GIVEN INSTRUCTION — All of the data that follows should be retyped exactly, please, except the pictures.
## begin
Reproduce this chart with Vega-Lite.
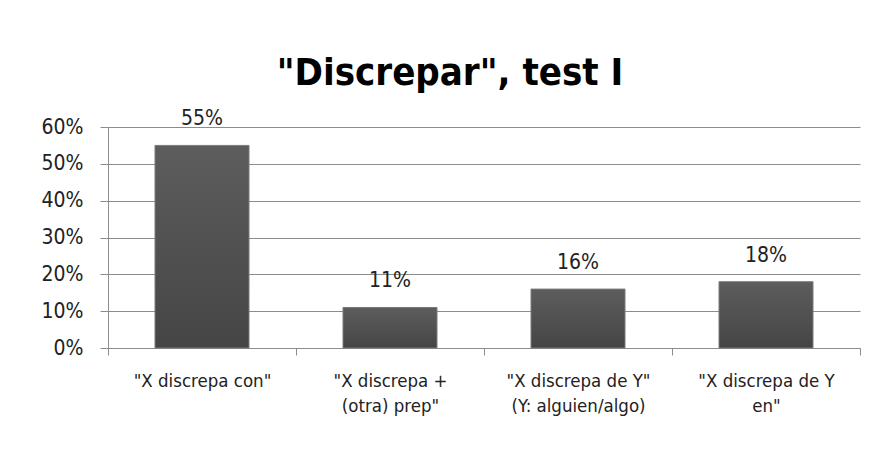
{
  "$schema": "https://vega.github.io/schema/vega-lite/v6.json",
  "width": 752,
  "height": 221,
  "autosize": {"type": "none"},
  "padding": {"left": 108, "top": 127, "right": 17, "bottom": 109},
  "background": "white",
  "title": {
    "text": "\"Discrepar\", test I",
    "font": "DejaVu Sans Condensed, sans-serif",
    "fontSize": 38,
    "fontWeight": "bold",
    "color": "#000000",
    "anchor": "middle",
    "dx": -34,
    "offset": 15
  },
  "data": {
    "values": [
      {"cat": "\"X discrepa con\"", "val": 0.55, "lab": "55%", "ord": 1},
      {"cat": "\"X discrepa +|(otra) prep\"", "val": 0.11, "lab": "11%", "ord": 2},
      {"cat": "\"X discrepa de Y\"|(Y: alguien/algo)", "val": 0.16, "lab": "16%", "ord": 3},
      {"cat": "\"X discrepa de Y|en\"", "val": 0.18, "lab": "18%", "ord": 4}
    ]
  },
  "encoding": {
    "x": {
      "field": "cat",
      "type": "nominal",
      "sort": {"field": "ord"},
      "scale": {"paddingInner": 0, "paddingOuter": 0},
      "axis": {
        "title": null,
        "labelAngle": 0,
        "labelExpr": "split(datum.label, '|')",
        "labelFont": "DejaVu Sans Condensed, sans-serif",
        "labelFontSize": 18.5,
        "labelColor": "#222222",
        "labelLineHeight": 25,
        "labelPadding": 16,
        "labelBaseline": "top",
        "tickBand": "extent",
        "tickSize": 7,
        "tickColor": "#8c8c8c",
        "domainColor": "#8c8c8c",
        "grid": false
      }
    },
    "y": {
      "field": "val",
      "type": "quantitative",
      "scale": {"domain": [0, 0.6]},
      "axis": {
        "title": null,
        "format": ".0%",
        "values": [0, 0.1, 0.2, 0.3, 0.4, 0.5, 0.6],
        "labelFont": "DejaVu Sans Condensed, sans-serif",
        "labelFontSize": 21,
        "labelColor": "#222222",
        "labelPadding": 17,
        "tickSize": 8,
        "tickColor": "#8c8c8c",
        "domain": true,
        "domainColor": "#8c8c8c",
        "grid": true,
        "gridColor": "#8c8c8c"
      }
    }
  },
  "layer": [
    {
      "mark": {
        "type": "bar",
        "width": {"band": 0.5},
        "stroke": "#7a7a7a",
        "strokeWidth": 1,
        "color": {
          "gradient": "linear",
          "x1": 0, "y1": 0, "x2": 0, "y2": 1,
          "stops": [
            {"offset": 0, "color": "#5d5d5d"},
            {"offset": 1, "color": "#454545"}
          ]
        }
      }
    },
    {
      "mark": {
        "type": "text",
        "dy": -16,
        "baseline": "bottom",
        "font": "DejaVu Sans Condensed, sans-serif",
        "fontSize": 21,
        "color": "#222222"
      },
      "encoding": {"text": {"field": "lab"}}
    }
  ],
  "config": {"view": {"stroke": null}}
}
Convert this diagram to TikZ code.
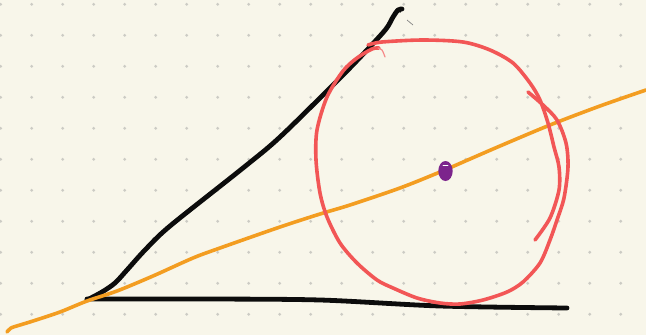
\documentclass[tikz,border=0pt]{standalone}
\usepackage{tikz}
\definecolor{bgcream}{RGB}{248,246,234}
\definecolor{griddot}{RGB}{204,203,196}
\definecolor{inkblack}{RGB}{12,12,12}
\definecolor{inkorange}{RGB}{243,157,33}
\definecolor{inkred}{RGB}{242,86,86}
\definecolor{inkpurple}{RGB}{124,36,140}
\tikzset{
  blackstroke/.style={draw=inkblack,line width=4.8pt,line cap=round,line join=round},
  orangestroke/.style={draw=inkorange,line width=3.6pt,line cap=round,line join=round},
  redstroke/.style={draw=inkred,line width=3.6pt,line cap=round,line join=round},
}
\begin{document}
\begin{tikzpicture}[x=1pt,y=-1pt]
\fill[bgcream] (0,0) rectangle (646,335);
\useasboundingbox (0,0) rectangle (646,335);
% dot grid
\foreach \i in {0,...,20}{
  \foreach \j in {0,...,10}{
    \fill[griddot] (0.7+31*\i,4.3+31*\j) circle (1.6);
  }
}
% black sides of the angle
\draw[blackstroke] plot[smooth,tension=0.5] coordinates {(87,300) (102,292) (115,283) (127,270) (145,250) (170,226) (243,168) (280,137) (340,78) (367,50) (386,29) (393,17) (398,10) (402,9)};
\draw[inkblack,line width=1.6pt,line cap=round] (402,9) -- (400,12);
\draw[blackstroke] plot[smooth,tension=0.5] coordinates {(87,299) (200,299) (320,300) (440,306) (567,308)};
\draw[gray,line width=0.7pt] (407,20) -- (413,25);
% bisector
\draw[orangestroke] plot[smooth,tension=0.5] coordinates {(7,332) (11,328) (20,325) (33,321) (60,312) (87,301) (117,291) (153,276) (193,258) (220,248) (280,227) (320,214) (350,205) (400,188) (440,172) (470,159) (500,146) (550,125) (600,106) (646,90)};
% circle strokes
\draw[redstroke] plot[smooth,tension=0.5] coordinates {(528,92) (543,105) (557,120) (566,143) (568,167) (564,198) (557,220) (550,240) (540,263) (523,282) (507,292) (483,300) (460,304) (440,303) (417,298) (393,288) (377,280) (357,263) (340,243) (327,217) (320,193) (316,160) (317,130) (327,97) (343,71) (357,58) (372,49) (379,48)};
\draw[inkred!70,line width=1.2pt,line cap=round] plot[smooth,tension=0.6] coordinates {(378,48) (382,50) (385,57)};
\draw[redstroke] plot[smooth,tension=0.5] coordinates {(368,45) (382,42) (423,40) (463,42) (490,50) (513,63) (530,83) (540,100) (548,123) (554,147) (559,167) (559,190) (550,218) (535,240)};
% centre
\fill[inkpurple] (445.5,171) ellipse (7.2 and 10);
\draw[white,line width=0.9pt,line cap=round] (443,165.5) -- (448,165.5);
\end{tikzpicture}
\end{document}
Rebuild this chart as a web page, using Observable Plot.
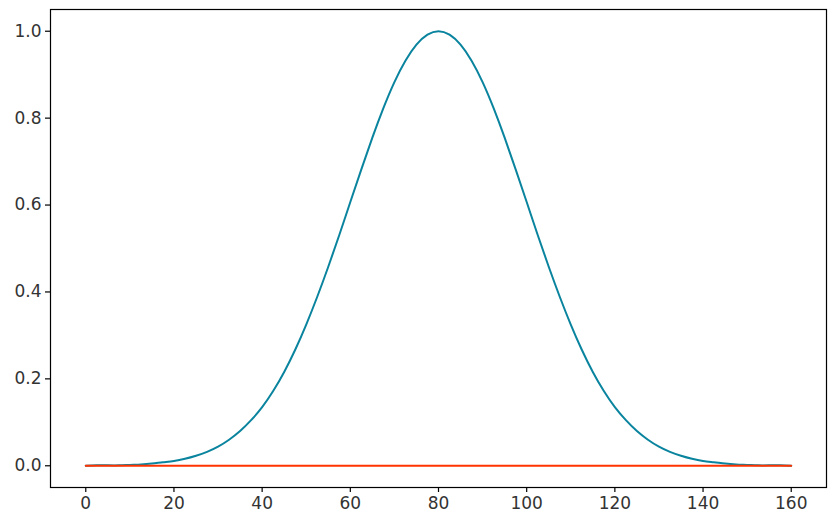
## end
WRITTEN REPLY —
Reproduce this chart with Vega-Lite.
{
  "$schema": "https://vega.github.io/schema/vega-lite/v6.json",
  "width": 752,
  "height": 221,
  "autosize": {"type": "none"},
  "padding": {"left": 108, "top": 127, "right": 17, "bottom": 109},
  "background": "white",
  "title": {
    "text": "\"Discrepar\", test I",
    "font": "DejaVu Sans Condensed, sans-serif",
    "fontSize": 38,
    "fontWeight": "bold",
    "color": "#000000",
    "anchor": "middle",
    "dx": -34,
    "offset": 15
  },
  "data": {
    "values": [
      {"cat": "\"X discrepa con\"", "val": 0.55, "lab": "55%", "ord": 1},
      {"cat": "\"X discrepa +|(otra) prep\"", "val": 0.11, "lab": "11%", "ord": 2},
      {"cat": "\"X discrepa de Y\"|(Y: alguien/algo)", "val": 0.16, "lab": "16%", "ord": 3},
      {"cat": "\"X discrepa de Y|en\"", "val": 0.18, "lab": "18%", "ord": 4}
    ]
  },
  "encoding": {
    "x": {
      "field": "cat",
      "type": "nominal",
      "sort": {"field": "ord"},
      "scale": {"paddingInner": 0, "paddingOuter": 0},
      "axis": {
        "title": null,
        "labelAngle": 0,
        "labelExpr": "split(datum.label, '|')",
        "labelFont": "DejaVu Sans Condensed, sans-serif",
        "labelFontSize": 18.5,
        "labelColor": "#222222",
        "labelLineHeight": 25,
        "labelPadding": 16,
        "labelBaseline": "top",
        "tickBand": "extent",
        "tickSize": 7,
        "tickColor": "#8c8c8c",
        "domainColor": "#8c8c8c",
        "grid": false
      }
    },
    "y": {
      "field": "val",
      "type": "quantitative",
      "scale": {"domain": [0, 0.6]},
      "axis": {
        "title": null,
        "format": ".0%",
        "values": [0, 0.1, 0.2, 0.3, 0.4, 0.5, 0.6],
        "labelFont": "DejaVu Sans Condensed, sans-serif",
        "labelFontSize": 21,
        "labelColor": "#222222",
        "labelPadding": 17,
        "tickSize": 8,
        "tickColor": "#8c8c8c",
        "domain": true,
        "domainColor": "#8c8c8c",
        "grid": true,
        "gridColor": "#8c8c8c"
      }
    }
  },
  "layer": [
    {
      "mark": {
        "type": "bar",
        "width": {"band": 0.5},
        "stroke": "#7a7a7a",
        "strokeWidth": 1,
        "color": {
          "gradient": "linear",
          "x1": 0, "y1": 0, "x2": 0, "y2": 1,
          "stops": [
            {"offset": 0, "color": "#5d5d5d"},
            {"offset": 1, "color": "#454545"}
          ]
        }
      }
    },
    {
      "mark": {
        "type": "text",
        "dy": -16,
        "baseline": "bottom",
        "font": "DejaVu Sans Condensed, sans-serif",
        "fontSize": 21,
        "color": "#222222"
      },
      "encoding": {"text": {"field": "lab"}}
    }
  ],
  "config": {"view": {"stroke": null}}
}
Convert this diagram to TikZ code.
\documentclass[tikz,border=0pt]{standalone}
\usepackage{tikz}
\definecolor{bgcream}{RGB}{248,246,234}
\definecolor{griddot}{RGB}{204,203,196}
\definecolor{inkblack}{RGB}{12,12,12}
\definecolor{inkorange}{RGB}{243,157,33}
\definecolor{inkred}{RGB}{242,86,86}
\definecolor{inkpurple}{RGB}{124,36,140}
\tikzset{
  blackstroke/.style={draw=inkblack,line width=4.8pt,line cap=round,line join=round},
  orangestroke/.style={draw=inkorange,line width=3.6pt,line cap=round,line join=round},
  redstroke/.style={draw=inkred,line width=3.6pt,line cap=round,line join=round},
}
\begin{document}
\begin{tikzpicture}[x=1pt,y=-1pt]
\fill[bgcream] (0,0) rectangle (646,335);
\useasboundingbox (0,0) rectangle (646,335);
% dot grid
\foreach \i in {0,...,20}{
  \foreach \j in {0,...,10}{
    \fill[griddot] (0.7+31*\i,4.3+31*\j) circle (1.6);
  }
}
% black sides of the angle
\draw[blackstroke] plot[smooth,tension=0.5] coordinates {(87,300) (102,292) (115,283) (127,270) (145,250) (170,226) (243,168) (280,137) (340,78) (367,50) (386,29) (393,17) (398,10) (402,9)};
\draw[inkblack,line width=1.6pt,line cap=round] (402,9) -- (400,12);
\draw[blackstroke] plot[smooth,tension=0.5] coordinates {(87,299) (200,299) (320,300) (440,306) (567,308)};
\draw[gray,line width=0.7pt] (407,20) -- (413,25);
% bisector
\draw[orangestroke] plot[smooth,tension=0.5] coordinates {(7,332) (11,328) (20,325) (33,321) (60,312) (87,301) (117,291) (153,276) (193,258) (220,248) (280,227) (320,214) (350,205) (400,188) (440,172) (470,159) (500,146) (550,125) (600,106) (646,90)};
% circle strokes
\draw[redstroke] plot[smooth,tension=0.5] coordinates {(528,92) (543,105) (557,120) (566,143) (568,167) (564,198) (557,220) (550,240) (540,263) (523,282) (507,292) (483,300) (460,304) (440,303) (417,298) (393,288) (377,280) (357,263) (340,243) (327,217) (320,193) (316,160) (317,130) (327,97) (343,71) (357,58) (372,49) (379,48)};
\draw[inkred!70,line width=1.2pt,line cap=round] plot[smooth,tension=0.6] coordinates {(378,48) (382,50) (385,57)};
\draw[redstroke] plot[smooth,tension=0.5] coordinates {(368,45) (382,42) (423,40) (463,42) (490,50) (513,63) (530,83) (540,100) (548,123) (554,147) (559,167) (559,190) (550,218) (535,240)};
% centre
\fill[inkpurple] (445.5,171) ellipse (7.2 and 10);
\draw[white,line width=0.9pt,line cap=round] (443,165.5) -- (448,165.5);
\end{tikzpicture}
\end{document}
Rebuild this chart as a web page, using Observable Plot.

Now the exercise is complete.